INFORMATION SHOWN
- - - - -
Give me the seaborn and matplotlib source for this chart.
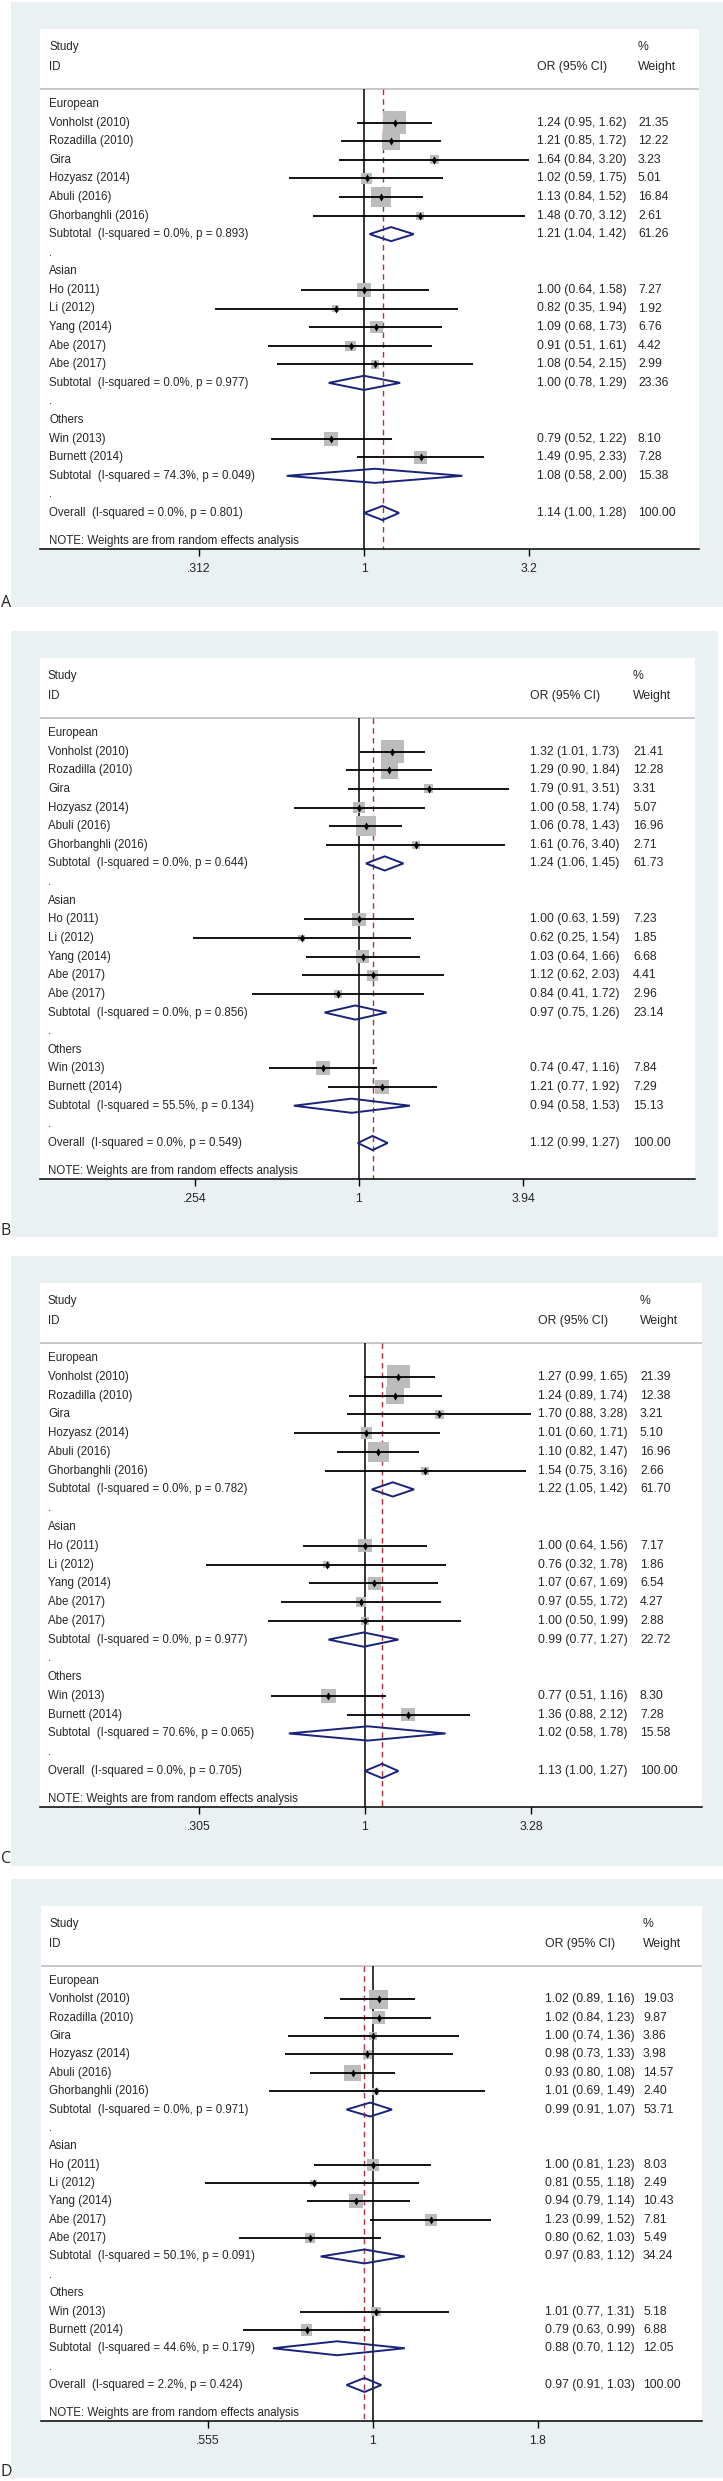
"""
Forest plots (4 panels, A-D) - OR (95% CI) by region, random effects
"""
import numpy as np
import matplotlib.pyplot as plt
import matplotlib.ticker as mticker
from matplotlib.patches import Rectangle, Polygon
import seaborn as sns

sns.set_style("white")
plt.rcParams['font.family'] = ['Liberation Sans', 'DejaVu Sans']

# ---------------------------------------------------------------------------
# Datos
# ---------------------------------------------------------------------------
groups = ['European', 'Asian', 'Others']
study_names = [
    ['Vonholst (2010)', 'Rozadilla (2010)', 'Gira', 'Hozyasz (2014)', 'Abuli (2016)', 'Ghorbanghli (2016)'],
    ['Ho (2011)', 'Li (2012)', 'Yang (2014)', 'Abe (2017)', 'Abe (2017)'],
    ['Win (2013)', 'Burnett (2014)'],
]

# Panel A
a_or = [1.24, 1.21, 1.64, 1.02, 1.13, 1.48, 1.00, 0.82, 1.09, 0.91, 1.08, 0.79, 1.49]
a_lo = [0.95, 0.85, 0.84, 0.59, 0.84, 0.70, 0.64, 0.35, 0.68, 0.51, 0.54, 0.52, 0.95]
a_hi = [1.62, 1.72, 3.20, 1.75, 1.52, 3.12, 1.58, 1.94, 1.73, 1.61, 2.15, 1.22, 2.33]
a_wt = [21.35, 12.22, 3.23, 5.01, 16.84, 2.61, 7.27, 1.92, 6.76, 4.42, 2.99, 8.10, 7.28]
a_sub_or = [1.21, 1.00, 1.08]
a_sub_lo = [1.04, 0.78, 0.58]
a_sub_hi = [1.42, 1.29, 2.00]
a_sub_wt = [61.26, 23.36, 15.38]
a_sub_i2 = [0.0, 0.0, 74.3]
a_sub_p = [0.893, 0.977, 0.049]
a_all = [1.14, 1.00, 1.28]
a_all_i2, a_all_p = 0.0, 0.801
a_ticks = [0.312, 1, 3.2]
a_ticklabels = ['.312', '1', '3.2']

# Panel B
b_or = [1.32, 1.29, 1.79, 1.00, 1.06, 1.61, 1.00, 0.62, 1.03, 1.12, 0.84, 0.74, 1.21]
b_lo = [1.01, 0.90, 0.91, 0.58, 0.78, 0.76, 0.63, 0.25, 0.64, 0.62, 0.41, 0.47, 0.77]
b_hi = [1.73, 1.84, 3.51, 1.74, 1.43, 3.40, 1.59, 1.54, 1.66, 2.03, 1.72, 1.16, 1.92]
b_wt = [21.41, 12.28, 3.31, 5.07, 16.96, 2.71, 7.23, 1.85, 6.68, 4.41, 2.96, 7.84, 7.29]
b_sub_or = [1.24, 0.97, 0.94]
b_sub_lo = [1.06, 0.75, 0.58]
b_sub_hi = [1.45, 1.26, 1.53]
b_sub_wt = [61.73, 23.14, 15.13]
b_sub_i2 = [0.0, 0.0, 55.5]
b_sub_p = [0.644, 0.856, 0.134]
b_all = [1.12, 0.99, 1.27]
b_all_i2, b_all_p = 0.0, 0.549
b_ticks = [0.254, 1, 3.94]
b_ticklabels = ['.254', '1', '3.94']

# Panel C
c_or = [1.27, 1.24, 1.70, 1.01, 1.10, 1.54, 1.00, 0.76, 1.07, 0.97, 1.00, 0.77, 1.36]
c_lo = [0.99, 0.89, 0.88, 0.60, 0.82, 0.75, 0.64, 0.32, 0.67, 0.55, 0.50, 0.51, 0.88]
c_hi = [1.65, 1.74, 3.28, 1.71, 1.47, 3.16, 1.56, 1.78, 1.69, 1.72, 1.99, 1.16, 2.12]
c_wt = [21.39, 12.38, 3.21, 5.10, 16.96, 2.66, 7.17, 1.86, 6.54, 4.27, 2.88, 8.30, 7.28]
c_sub_or = [1.22, 0.99, 1.02]
c_sub_lo = [1.05, 0.77, 0.58]
c_sub_hi = [1.42, 1.27, 1.78]
c_sub_wt = [61.70, 22.72, 15.58]
c_sub_i2 = [0.0, 0.0, 70.6]
c_sub_p = [0.782, 0.977, 0.065]
c_all = [1.13, 1.00, 1.27]
c_all_i2, c_all_p = 0.0, 0.705
c_ticks = [0.305, 1, 3.28]
c_ticklabels = ['.305', '1', '3.28']

# Panel D
d_or = [1.02, 1.02, 1.00, 0.98, 0.93, 1.01, 1.00, 0.81, 0.94, 1.23, 0.80, 1.01, 0.79]
d_lo = [0.89, 0.84, 0.74, 0.73, 0.80, 0.69, 0.81, 0.55, 0.79, 0.99, 0.62, 0.77, 0.63]
d_hi = [1.16, 1.23, 1.36, 1.33, 1.08, 1.49, 1.23, 1.18, 1.14, 1.52, 1.03, 1.31, 0.99]
d_wt = [19.03, 9.87, 3.86, 3.98, 14.57, 2.40, 8.03, 2.49, 10.43, 7.81, 5.49, 5.18, 6.88]
d_sub_or = [0.99, 0.97, 0.88]
d_sub_lo = [0.91, 0.83, 0.70]
d_sub_hi = [1.07, 1.12, 1.12]
d_sub_wt = [53.71, 34.24, 12.05]
d_sub_i2 = [0.0, 50.1, 44.6]
d_sub_p = [0.971, 0.091, 0.179]
d_all = [0.97, 0.91, 1.03]
d_all_i2, d_all_p = 2.2, 0.424
d_ticks = [0.555, 1, 1.8]
d_ticklabels = ['.555', '1', '1.8']

data_sets = [
    dict(est=a_or, lo=a_lo, hi=a_hi, wt=a_wt, sub_or=a_sub_or, sub_lo=a_sub_lo, sub_hi=a_sub_hi,
         sub_wt=a_sub_wt, sub_i2=a_sub_i2, sub_p=a_sub_p, all=a_all, all_i2=a_all_i2, all_p=a_all_p,
         ticks=a_ticks, ticklabels=a_ticklabels),
    dict(est=b_or, lo=b_lo, hi=b_hi, wt=b_wt, sub_or=b_sub_or, sub_lo=b_sub_lo, sub_hi=b_sub_hi,
         sub_wt=b_sub_wt, sub_i2=b_sub_i2, sub_p=b_sub_p, all=b_all, all_i2=b_all_i2, all_p=b_all_p,
         ticks=b_ticks, ticklabels=b_ticklabels),
    dict(est=c_or, lo=c_lo, hi=c_hi, wt=c_wt, sub_or=c_sub_or, sub_lo=c_sub_lo, sub_hi=c_sub_hi,
         sub_wt=c_sub_wt, sub_i2=c_sub_i2, sub_p=c_sub_p, all=c_all, all_i2=c_all_i2, all_p=c_all_p,
         ticks=c_ticks, ticklabels=c_ticklabels),
    dict(est=d_or, lo=d_lo, hi=d_hi, wt=d_wt, sub_or=d_sub_or, sub_lo=d_sub_lo, sub_hi=d_sub_hi,
         sub_wt=d_sub_wt, sub_i2=d_sub_i2, sub_p=d_sub_p, all=d_all, all_i2=d_all_i2, all_p=d_all_p,
         ticks=d_ticks, ticklabels=d_ticklabels),
]

# ---------------------------------------------------------------------------
# Layout (pixels in the 723x2481 figure)
# ---------------------------------------------------------------------------
W, H = 723, 2481
layout = [
    dict(bg=(11, 2, 723, 607), inner=(40, 29, 699, 549), null=364, k=141.9,
         xname=49, xor=537, xwt=638, label_y=603, box=4.9),
    dict(bg=(11, 631, 718, 1237), inner=(40, 658, 695, 1179), null=359, k=119.6,
         xname=48, xor=530, xwt=633, label_y=1231, box=5.0),
    dict(bg=(11, 1256, 723, 1866), inner=(40, 1283, 702, 1807), null=365, k=139.7,
         xname=48, xor=538, xwt=640, label_y=1859, box=5.0),
    dict(bg=(11, 1879, 723, 2478), inner=(41, 1906, 702, 2421), null=373, k=280.7,
         xname=49, xor=545, xwt=643, label_y=2472, box=4.3),
]

BG = '#e9f1f3'
BOX = '#bcbcbc'
NAVY = '#1a237a'
RED = '#b03040'
FS = 8.3      # textos
FSN = 8.8     # columnas numericas

fig = plt.figure(figsize=(W / 100, H / 100), dpi=100)
fig.patch.set_facecolor('white')

for letter, d, g in zip('ABCD', data_sets, layout):
    bx0, by0, bx1, by1 = g['bg']
    fig.add_artist(Rectangle((bx0 / W, 1 - by1 / H), (bx1 - bx0) / W, (by1 - by0) / H,
                             transform=fig.transFigure, facecolor=BG, edgecolor='none', zorder=0))
    fig.text(1 / W, 1 - g['label_y'] / H, letter, fontsize=11.5, family=['Open Sans', 'DejaVu Sans'],
             va='center', ha='left')

    il, it, ir, ib = g['inner']
    ax = fig.add_axes([il / W, 1 - ib / H, (ir - il) / W, (ib - it) / H])
    ax.set_facecolor('white')
    iw = ir - il
    sp = (ib - 36 - (it + 75)) / 22.0

    ax.set_xscale('log')
    ax.set_xlim(np.exp((il - g['null']) / g['k']), np.exp((ir - g['null']) / g['k']))
    ax.set_ylim((ib - it - 75) / sp, -75 / sp)
    ybot = (ib - it - 75) / sp
    header_row = -15 / sp

    def fx(px):
        return (px - il) / iw

    tr = ax.get_yaxis_transform()

    # filas
    row = 0
    study_rows, sub_rows = [], []
    labels = []
    for gi, gname in enumerate(groups):
        labels.append((row, gname)); row += 1
        for nm in study_names[gi]:
            labels.append((row, nm)); study_rows.append(row); row += 1
        labels.append((row, f"Subtotal  (I-squared = {d['sub_i2'][gi]:.1f}%, p = {d['sub_p'][gi]:.3f})"))
        sub_rows.append(row); row += 1
        labels.append((row, '.')); row += 1
    overall_row = row
    labels.append((overall_row, f"Overall  (I-squared = {d['all_i2']:.1f}%, p = {d['all_p']:.3f})"))

    est = np.array(d['est']); lo = np.array(d['lo']); hi = np.array(d['hi']); wt = np.array(d['wt'])

    # lineas de referencia
    ax.axhline(header_row, color='#c8c8c8', lw=1.4, zorder=1)
    ax.vlines(1, header_row, ybot, color='black', lw=1.1, zorder=1)
    ax.vlines(d['all'][0], header_row, ybot, color=RED, lw=1.0, linestyles=(0, (4, 3)), zorder=1)

    # cajas, IC, puntos
    side_pt = g['box'] * np.sqrt(wt) * 72 / 100
    ax.scatter(est, study_rows, s=side_pt ** 2, marker='s', color=BOX, linewidths=0, zorder=2)
    ax.hlines(study_rows, lo, hi, color='black', lw=1.3, zorder=3)
    sns.scatterplot(x=est, y=study_rows, marker='d', s=17, color='black', edgecolor='black',
                    linewidth=0, ax=ax, zorder=4, legend=False)

    # diamantes
    h = 0.38
    dia = list(zip(d['sub_or'], d['sub_lo'], d['sub_hi'], sub_rows)) + \
        [(d['all'][0], d['all'][1], d['all'][2], overall_row)]
    for e, l, u, r in dia:
        ax.add_patch(Polygon([(l, r), (e, r - h), (u, r), (e, r + h)], closed=True,
                             facecolor='none', edgecolor=NAVY, lw=1.4, zorder=5))

    # textos
    ax.text(fx(g['xname']), (18 - 75) / sp, 'Study', transform=tr, fontsize=FS, va='center')
    ax.text(fx(g['xname']), (38 - 75) / sp, 'ID', transform=tr, fontsize=FS, va='center')
    ax.text(fx(g['xor']), (38 - 75) / sp, 'OR (95% CI)', transform=tr, fontsize=FSN, va='center')
    ax.text(fx(g['xwt']), (18 - 75) / sp, '%', transform=tr, fontsize=FSN, va='center')
    ax.text(fx(g['xwt']), (38 - 75) / sp, 'Weight', transform=tr, fontsize=FSN, va='center')
    for r, t in labels:
        ax.text(fx(g['xname']), r, t, transform=tr, fontsize=FS, va='center')
    for i, r in enumerate(study_rows):
        ax.text(fx(g['xor']), r, f"{est[i]:.2f} ({lo[i]:.2f}, {hi[i]:.2f})", transform=tr,
                fontsize=FSN, va='center')
        ax.text(fx(g['xwt']), r, f"{wt[i]:.2f}", transform=tr, fontsize=FSN, va='center')
    for i, r in enumerate(sub_rows):
        ax.text(fx(g['xor']), r, f"{d['sub_or'][i]:.2f} ({d['sub_lo'][i]:.2f}, {d['sub_hi'][i]:.2f})",
                transform=tr, fontsize=FSN, va='center')
        ax.text(fx(g['xwt']), r, f"{d['sub_wt'][i]:.2f}", transform=tr, fontsize=FSN, va='center')
    ax.text(fx(g['xor']), overall_row, f"{d['all'][0]:.2f} ({d['all'][1]:.2f}, {d['all'][2]:.2f})",
            transform=tr, fontsize=FSN, va='center')
    ax.text(fx(g['xwt']), overall_row, '100.00', transform=tr, fontsize=FSN, va='center')
    ax.text(fx(g['xname']), (ib - it - 8 - 75) / sp, 'NOTE: Weights are from random effects analysis',
            transform=tr, fontsize=FS, va='center')

    # ejes
    for s in ['left', 'right', 'top']:
        ax.spines[s].set_visible(False)
    ax.spines['bottom'].set_color('black')
    ax.spines['bottom'].set_linewidth(1.1)
    ax.set_yticks([])
    ax.xaxis.set_major_locator(mticker.FixedLocator(d['ticks']))
    ax.xaxis.set_major_formatter(mticker.FixedFormatter(d['ticklabels']))
    ax.xaxis.set_minor_locator(mticker.NullLocator())
    ax.tick_params(axis='x', bottom=True, direction='out', length=5, width=1, pad=5,
                   labelsize=FSN, color='black')
    ax.set_xlabel('')
    ax.set_ylabel('')

fig.savefig('out.png', dpi=100)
- - - - -
EXERCISE DETAILS
Tally the lines of the listing above that include the word "matplotlib". Answer with the number alone.

TASK ANSWER
4